В этот день, 4 июля, он явился в Думу, где был редким гостем, просидел целое заседание в министерской ложе, тщательно записывая прения. В кулуарах заговорили, что причина такого неожиданного внимания к Думе - именно ее аграрное обращение к народу. Столыпин имел возможность выслушать самые резкие мотивировки левых ораторов. Очевидно, он собирался использовать собранный материал для доклада царю. Наша фракция ничего не подозревала, и в вечернем заседании ее об этом ничего не говорилось. Мы пропустили возможность задержать обсуждение проекта по формальным мотивам.
Только утром 5 июля (вспомним сообщение Извольского) я, наконец, получил сведения о происшедшем. Я тотчас забил тревогу, бросился к Петрункевичу, объяснил ему всю опасность обращения, текст которого был уже принят фракцией, и настоял на необходимости {398} предупредить, по крайней мере, злостное толкование текста.
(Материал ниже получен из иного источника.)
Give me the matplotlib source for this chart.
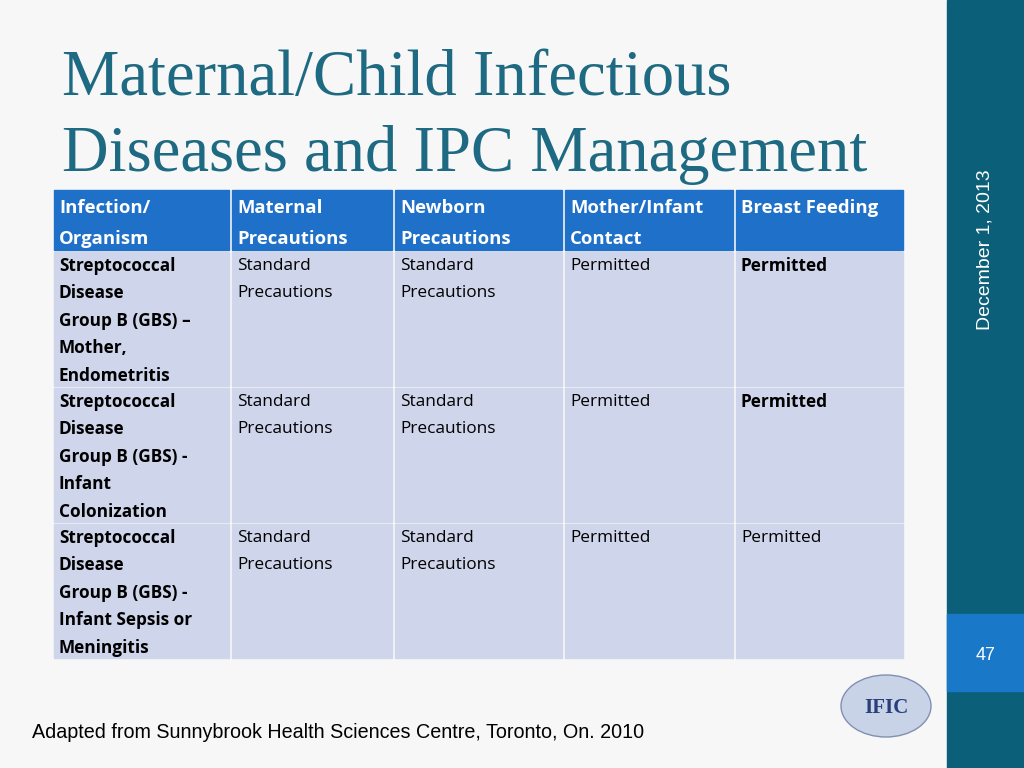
import matplotlib
matplotlib.use("Agg")
import matplotlib.pyplot as plt
from matplotlib.patches import Rectangle, Ellipse

title_lines = ["Maternal/Child Infectious", "Diseases and IPC Management"]
headers = ["Infection/\nOrganism", "Maternal\nPrecautions", "Newborn\nPrecautions",
           "Mother/Infant\nContact", "Breast Feeding"]
organisms = ["Streptococcal\nDisease\nGroup B (GBS) –\nMother,\nEndometritis",
             "Streptococcal\nDisease\nGroup B (GBS) -\nInfant\nColonization",
             "Streptococcal\nDisease\nGroup B (GBS) -\nInfant Sepsis or\nMeningitis"]
maternal = ["Standard\nPrecautions"] * 3
newborn = ["Standard\nPrecautions"] * 3
contact = ["Permitted"] * 3
breast = ["Permitted"] * 3
breast_bold = [True, True, False]
date_text = "December 1, 2013"
page = "47"
footer = "Adapted from Sunnybrook Health Sciences Centre, Toronto, On. 2010"

fig = plt.figure(figsize=(10.24, 7.68), dpi=100)
ax = fig.add_axes([0, 0, 1, 1])
ax.set_xlim(0, 1024); ax.set_ylim(768, 0); ax.axis("off")
fig.patch.set_facecolor("#f7f7f7")

# sidebar
ax.add_patch(Rectangle((947, 0), 77, 768, color="#0b5f78", zorder=1))
ax.add_patch(Rectangle((947, 614), 77, 77, color="#1a78c8", zorder=2))
ax.text(986, 655, page, color="white", fontsize=13, ha="center", va="center",
        family="Liberation Sans", zorder=3)
ax.text(985, 250, date_text, color="white", fontsize=14, rotation=90, ha="center",
        va="center", family="Liberation Sans", zorder=3)

# title
for i, t in enumerate(title_lines):
    ax.text(62, 95 + i * 76, t, color="#1d6a82", fontsize=46.5, family="Liberation Serif",
            ha="left", va="baseline")

# table
xs = [52, 230, 393, 563, 734, 904]
header_y = (190, 250)
row_ys = [(252, 386), (388, 522), (524, 658)]
g = 1.5
for c in range(5):
    ax.add_patch(Rectangle((xs[c] + g, header_y[0]), xs[c + 1] - xs[c] - 2 * g,
                           header_y[1] - header_y[0], color="#1f70c8", zorder=2))
    for i, line in enumerate(headers[c].split("\n")):
        ax.text(xs[c] + 7, 208 + i * 31, line, color="white", fontsize=13.3,
                fontweight="bold", family="Open Sans", va="center", zorder=3)
cols = [organisms, maternal, newborn, contact, breast]
for r, (y0, y1) in enumerate(row_ys):
    for c in range(5):
        ax.add_patch(Rectangle((xs[c] + g, y0), xs[c + 1] - xs[c] - 2 * g, y1 - y0,
                               color="#cfd5ea", zorder=2))
        bold = c == 0 or (c == 4 and breast_bold[r])
        for i, line in enumerate(cols[c][r].split("\n")):
            ax.text(xs[c] + 7, y0 + 14 + i * 27.4, line, color="black", fontsize=12.4,
                    fontweight="bold" if bold else "normal", family="Open Sans",
                    va="center", zorder=3)

ax.text(32, 733, footer, fontsize=14.2, family="Liberation Sans", va="center")

# logo
ax.add_patch(Ellipse((886, 706), 90, 62, facecolor="#c9d3e8", edgecolor="#8090b0", zorder=2))
ax.text(886, 708, "IFIC", fontsize=15, fontweight="bold", family="Liberation Serif",
        color="#2a3f7a", ha="center", va="center", zorder=3)

fig.savefig("out.png", dpi=100, facecolor=fig.get_facecolor())
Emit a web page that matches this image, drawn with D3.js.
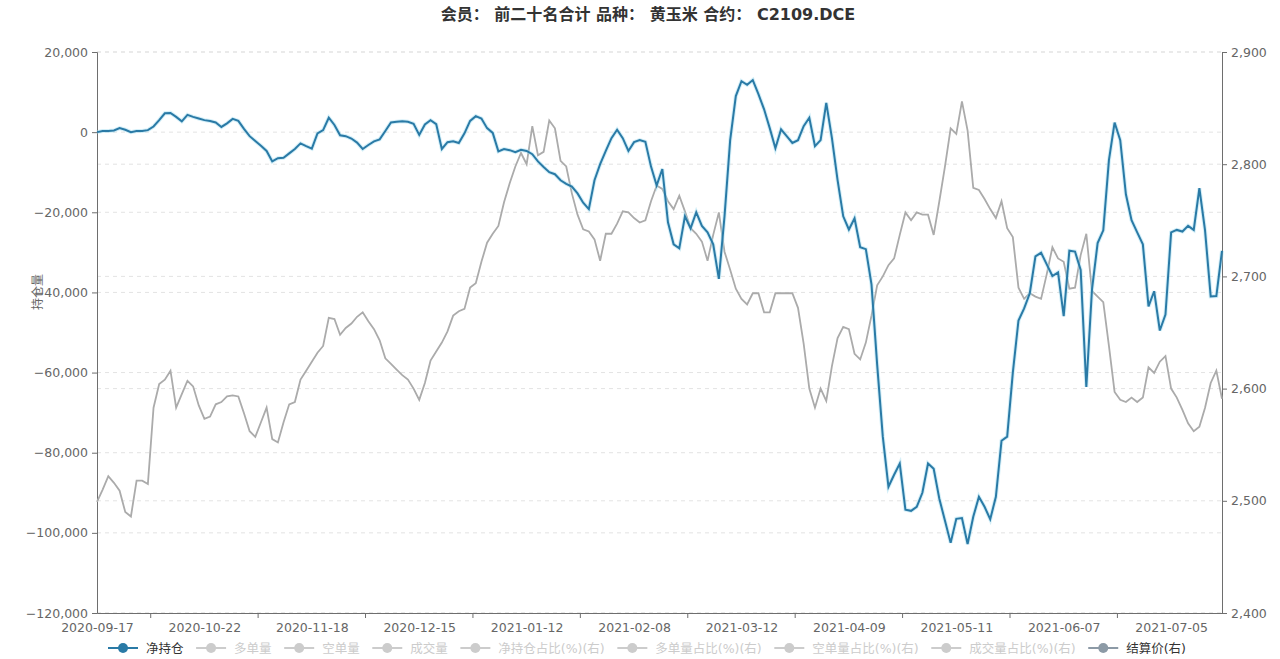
<!DOCTYPE html>
<html><head><meta charset="utf-8">
<script src="https://cdn.jsdelivr.net/npm/d3@7/dist/d3.min.js"></script>
<style>
html,body{margin:0;padding:0;background:#fff;}
svg text{font-family:"DejaVu Sans","Noto Sans CJK SC",sans-serif;}
</style></head>
<body><svg id="c" width="1280" height="659"></svg>
<script>
const dates = ["2020-09-17","2020-09-18","2020-09-21","2020-09-22","2020-09-23","2020-09-24","2020-09-25","2020-09-28","2020-09-29","2020-09-30",
"2020-10-09","2020-10-12","2020-10-13","2020-10-14","2020-10-15","2020-10-16","2020-10-19","2020-10-20","2020-10-21","2020-10-22",
"2020-10-23","2020-10-26","2020-10-27","2020-10-28","2020-10-29","2020-10-30","2020-11-02","2020-11-03","2020-11-04","2020-11-05",
"2020-11-06","2020-11-09","2020-11-10","2020-11-11","2020-11-12","2020-11-13","2020-11-16","2020-11-17","2020-11-18","2020-11-19",
"2020-11-20","2020-11-23","2020-11-24","2020-11-25","2020-11-26","2020-11-27","2020-11-30","2020-12-01","2020-12-02","2020-12-03",
"2020-12-04","2020-12-07","2020-12-08","2020-12-09","2020-12-10","2020-12-11","2020-12-14","2020-12-15","2020-12-16","2020-12-17",
"2020-12-18","2020-12-21","2020-12-22","2020-12-23","2020-12-24","2020-12-25","2020-12-28","2020-12-29","2020-12-30","2020-12-31",
"2021-01-04","2021-01-05","2021-01-06","2021-01-07","2021-01-08","2021-01-11","2021-01-12","2021-01-13","2021-01-14","2021-01-15",
"2021-01-18","2021-01-19","2021-01-20","2021-01-21","2021-01-22","2021-01-25","2021-01-26","2021-01-27","2021-01-28","2021-01-29",
"2021-02-01","2021-02-02","2021-02-03","2021-02-04","2021-02-05","2021-02-08","2021-02-09","2021-02-10","2021-02-18","2021-02-19",
"2021-02-22","2021-02-23","2021-02-24","2021-02-25","2021-02-26","2021-03-01","2021-03-02","2021-03-03","2021-03-04","2021-03-05",
"2021-03-08","2021-03-09","2021-03-10","2021-03-11","2021-03-12","2021-03-15","2021-03-16","2021-03-17","2021-03-18","2021-03-19",
"2021-03-22","2021-03-23","2021-03-24","2021-03-25","2021-03-26","2021-03-29","2021-03-30","2021-03-31","2021-04-01","2021-04-02",
"2021-04-06","2021-04-07","2021-04-08","2021-04-09","2021-04-12","2021-04-13","2021-04-14","2021-04-15","2021-04-16","2021-04-19",
"2021-04-20","2021-04-21","2021-04-22","2021-04-23","2021-04-26","2021-04-27","2021-04-28","2021-04-29","2021-04-30","2021-05-06",
"2021-05-07","2021-05-10","2021-05-11","2021-05-12","2021-05-13","2021-05-14","2021-05-17","2021-05-18","2021-05-19","2021-05-20",
"2021-05-21","2021-05-24","2021-05-25","2021-05-26","2021-05-27","2021-05-28","2021-05-31","2021-06-01","2021-06-02","2021-06-03",
"2021-06-04","2021-06-07","2021-06-08","2021-06-09","2021-06-10","2021-06-11","2021-06-15","2021-06-16","2021-06-17","2021-06-18",
"2021-06-21","2021-06-22","2021-06-23","2021-06-24","2021-06-25","2021-06-28","2021-06-29","2021-06-30","2021-07-01","2021-07-02",
"2021-07-05","2021-07-06","2021-07-07","2021-07-08","2021-07-09","2021-07-12","2021-07-13","2021-07-14","2021-07-15","2021-07-16"];

const netPosition = [0,300,300,400,1000,600,0,300,300,500,
1400,3000,4700,4800,3800,2700,4300,3800,3400,3000,
2800,2400,1300,2200,3300,2800,800,-1000,-2200,-3400,
-4700,-7300,-6500,-6400,-5300,-4200,-2800,-3500,-4100,-300,
500,3600,1800,-800,-1000,-1600,-2600,-4200,-3200,-2300,
-1800,300,2400,2600,2700,2600,2100,-700,1900,3000,
2000,-4200,-2500,-2300,-2700,-300,2800,4000,3400,1000,
-200,-4800,-4200,-4500,-5000,-4400,-4700,-5500,-7300,-8700,
-10000,-10500,-12000,-12900,-13600,-15300,-17600,-19200,-12000,-8000,
-4700,-1500,600,-1500,-4700,-2500,-2000,-2400,-8600,-13300,
-9200,-22500,-28000,-29000,-21000,-24000,-20000,-23400,-25000,-28000,
-36600,-21000,-2000,9000,12700,11800,13000,9500,5700,1000,
-4000,700,-1000,-2700,-2000,1500,3600,-3500,-2000,7300,
-1500,-12000,-21000,-24300,-21500,-28700,-29200,-38000,-58000,-76000,
-88500,-85500,-82700,-94200,-94500,-93500,-90000,-82700,-84000,-91500,
-97000,-102500,-96500,-96300,-102800,-96000,-91000,-93500,-96600,-91000,
-77000,-76000,-60000,-47000,-44000,-40200,-31000,-30100,-33000,-35900,
-35000,-45900,-29600,-29800,-34400,-63600,-39300,-27700,-24500,-7000,
2400,-2000,-15500,-22000,-25000,-28000,-43500,-39700,-49500,-45500,
-25000,-24400,-24800,-23400,-24400,-14000,-24500,-41000,-40900,-29600];

const settlePrice = [2499,2510,2522,2516,2509,2490,2486,2518,2518,2515,
2583,2604,2608,2616,2583,2595,2607,2602,2585,2573,
2575,2586,2588,2593,2594,2593,2578,2562,2557,2570,
2583,2555,2552,2570,2586,2588,2608,2616,2624,2632,
2638,2663,2662,2648,2654,2658,2664,2668,2660,2653,
2643,2627,2622,2617,2612,2608,2600,2590,2605,2625,
2633,2641,2651,2665,2669,2671,2690,2694,2713,2730,
2738,2745,2766,2783,2798,2810,2800,2834,2808,2811,
2839,2832,2803,2798,2774,2755,2742,2740,2733,2714,
2738,2738,2747,2758,2757,2752,2748,2750,2767,2781,
2778,2767,2760,2772,2758,2743,2738,2731,2714,2737,
2757,2722,2706,2689,2680,2675,2685,2685,2668,2668,
2685,2685,2685,2685,2672,2640,2600,2583,2600,2589,
2620,2645,2655,2653,2631,2626,2641,2665,2692,2700,
2710,2716,2737,2757,2750,2757,2755,2755,2737,2767,
2798,2832,2827,2856,2830,2779,2777,2769,2760,2752,
2767,2743,2735,2690,2680,2685,2682,2680,2702,2726,
2716,2713,2689,2690,2719,2738,2687,2682,2677,2638,
2597,2590,2588,2592,2588,2592,2619,2614,2624,2629,
2600,2592,2581,2569,2562,2566,2583,2605,2616,2591];

const leftTicks = [20000,0,-20000,-40000,-60000,-80000,-100000,-120000];
const rightTicks = [2900,2800,2700,2600,2500,2400];
const legendNames = ["净持仓","多单量","空单量","成交量","净持仓占比(%)(右)","多单量占比(%)(右)","空单量占比(%)(右)","成交量占比(%)(右)","结算价(右)"];
const legendActive = [true,false,false,false,false,false,false,false,true];
const titleText = "会员：  前二十名合计 品种：  黄玉米 合约：  C2109.DCE";
const yAxisName = "持仓量";

const L = 97, R = 1222, T = 52, B = 613;
const blue = "#2a7aa6", gray = "#ababab";
const svg = d3.select("#c");

const x = d3.scalePoint().domain(dates).range([L, R]);
const yL = d3.scaleLinear().domain([-120000, 20000]).range([B, T]);
const yR = d3.scaleLinear().domain([2400, 2900]).range([B, T]);
const fmt = d3.format(",");
const axisCol = "#6e6e6e", labCol = "#666";

// grid lines
const g = svg.append("g");
leftTicks.forEach(v => g.append("line").attr("x1", L).attr("x2", R).attr("y1", yL(v)).attr("y2", yL(v))
  .attr("stroke", "#e3e3e3").attr("stroke-dasharray", "4,4"));
rightTicks.forEach(v => g.append("line").attr("x1", L).attr("x2", R).attr("y1", yR(v)).attr("y2", yR(v))
  .attr("stroke", "#e3e3e3").attr("stroke-dasharray", "4,4"));

// left axis
const ax = d3.axisLeft(yL).tickValues(leftTicks).tickFormat(fmt).tickSize(5).tickPadding(4);
const gl = svg.append("g").attr("transform", `translate(${L},0)`).call(ax);
gl.select(".domain").attr("stroke", axisCol);
gl.selectAll(".tick line").attr("stroke", axisCol);
gl.selectAll("text").attr("fill", labCol).style("font-size", "12.5px");

// right axis
const ar = d3.axisRight(yR).tickValues(rightTicks).tickFormat(fmt).tickSize(5).tickPadding(4);
const gr = svg.append("g").attr("transform", `translate(${R},0)`).call(ar);
gr.select(".domain").attr("stroke", axisCol);
gr.selectAll(".tick line").attr("stroke", axisCol);
gr.selectAll("text").attr("fill", labCol).style("font-size", "12.5px");

// bottom axis
const labelIdx = d3.range(0, dates.length, 19);
const axb = d3.axisBottom(x).tickValues(labelIdx.map(i => dates[i])).tickSize(0).tickPadding(10);
const gb = svg.append("g").attr("transform", `translate(0,${B})`).call(axb);
gb.select(".domain").attr("stroke", axisCol);
gb.selectAll("text").attr("fill", labCol).style("font-size", "12.5px");
labelIdx.forEach(i => {
  if (i + 10 < dates.length) {
    const tx = (x(dates[i + 9]) + x(dates[i + 10])) / 2;
    gb.append("line").attr("x1", tx).attr("x2", tx).attr("y1", 0).attr("y2", 5).attr("stroke", axisCol);
  }
});

// lines
const lineL = d3.line().x((d, i) => x(dates[i])).y(d => yL(d));
const lineR = d3.line().x((d, i) => x(dates[i])).y(d => yR(d));
svg.append("path").datum(settlePrice).attr("d", lineR).attr("fill", "none").attr("stroke", gray).attr("stroke-width", 1.8);
svg.append("path").datum(netPosition).attr("d", lineL).attr("fill", "none").attr("stroke", "#9fdcf0").attr("stroke-width", 4).attr("opacity", 0.45);
svg.append("path").datum(netPosition).attr("d", lineL).attr("fill", "none").attr("stroke", blue).attr("stroke-width", 2);

// title
const title = svg.append("text").attr("x", 648).attr("y", 20).attr("text-anchor", "middle")
  .style("font-size", "14px").style("font-weight", "bold").attr("fill", "#333").text(titleText);
const tw = title.node().getComputedTextLength();
title.style("font-size", (14 * 415 / tw).toFixed(2) + "px");

// y axis name
svg.append("text").attr("transform", "translate(42,292) rotate(-90)").attr("text-anchor", "middle")
  .style("font-size", "12px").attr("fill", labCol).text(yAxisName);

// legend
const lg = svg.append("g");
const legendColors = legendNames.map((n, i) => i === 0 ? blue : (i === legendNames.length - 1 ? "#8c9aa6" : "#ccc"));
let items = [];
legendNames.forEach((n, i) => {
  const t = lg.append("text").style("font-size", "12.5px").text(n);
  items.push({t, w: t.node().getComputedTextLength()});
});
const iconW = 30, gapText = 8;
const spanL = 108, spanR = 1186;
const used = d3.sum(items, d => iconW + gapText + d.w);
const gapItem = Math.max(8, (spanR - spanL - used) / (items.length - 1));
let cx = spanL;
const ly = 648;
items.forEach((it, i) => {
  const col = legendColors[i];
  lg.append("line").attr("x1", cx).attr("x2", cx + iconW).attr("y1", ly).attr("y2", ly).attr("stroke", col).attr("stroke-width", 2);
  lg.append("circle").attr("cx", cx + iconW / 2).attr("cy", ly).attr("r", 5).attr("fill", col);
  it.t.attr("x", cx + iconW + gapText).attr("y", ly + 4.5).attr("fill", legendActive[i] ? "#333" : "#ccc");
  cx += iconW + gapText + it.w + gapItem;
});
</script></body></html>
Вечером во фракции и утром 6-го июля в передовице "Речи" я обращал внимание на угрозу Столыпина, что, в случае аграрных волнений, вмешаются австро-германские войска, и убеждал "не делать шага", который может быть истолкован, как неконституционный. "Мы, может быть, накануне страшных решений, - писал я, - последние дни, когда еще возможно было установление согласия между законодательной властью и исполнительной, быстро проходят, и с обеих сторон так же быстро растет готовность на крайние решения... Вся психология положения (о думском министерстве) сразу изменилась... Люди, склонявшиеся к идее думского министерства, отшатнулись от нее в последнюю минуту". А столыпинская "Россия" говорила откровенно, что "немыслимо верить либеральной буржуазии, будто она без репрессий справится с крайними течениями"; лучше "репрессивные меры", нежели согласие на "крайние программы". Я убеждал Думу, "ввиду крайней напряженности положения, быть особенно осторожной".